6. Falta de apoio social
A falta de apoio da família, amigos e comunidade é capaz de tornar ainda mais desafiadora a jornada de conciliar maternidade e trabalho.
7. Estigma da carreira interrompida
As mulheres que optam por pausar ou reduzir suas carreiras para cuidar dos filhos muitas vezes enfrentam o estigma de uma lacuna no currículo.
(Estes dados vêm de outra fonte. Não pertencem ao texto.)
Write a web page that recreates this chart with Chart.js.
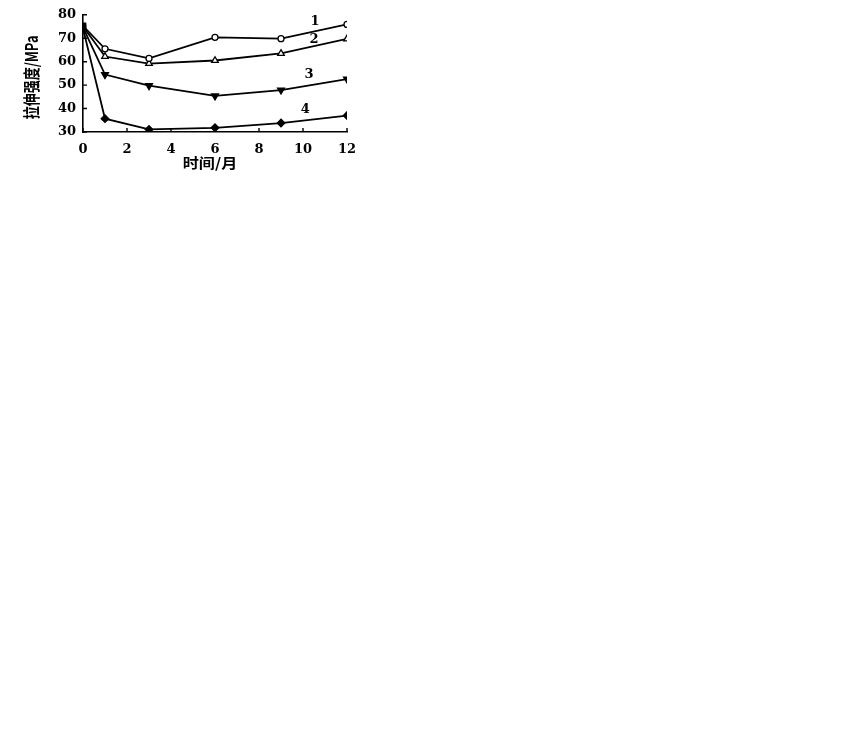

Além disso, elas têm dificuldades para avançar em suas carreiras quando decidem retornar ao mercado de trabalho.
8. Acesso limitado a oportunidades de desenvolvimento profissional
Devido a restrições de tempo e recursos, as mães se deparam com acesso limitado a oportunidades de treinamento e desenvolvimento profissional, afetando sua progressão na carreira.
9. Dupla jornada
Muitas mães enfrentam o desafio de equilibrar as responsabilidades do trabalho remunerado com as tarefas domésticas e o cuidado dos filhos, enfrentando assim uma “dupla jornada”.
10. Julgamento e pressão social
As mães, inúmeras vezes, enfrentam julgamento e pressão social sobre suas escolhas de maternidade e carreira, seja por optarem por trabalhar em tempo integral, em tempo parcial ou ficarem em casa com os filhos.
É fundamental fomentar uma discussão franca e positiva sobre os desafios enfrentados pelas mães no âmbito do trabalho, visando estabelecer ambientes mais acolhedores e justos para todas as mulheres. Somente assim poderemos progredir em direção a uma sociedade genuinamente inclusiva e igualitária, na qual a maternidade não seja uma barreira para o desenvolvimento profissional e pessoal.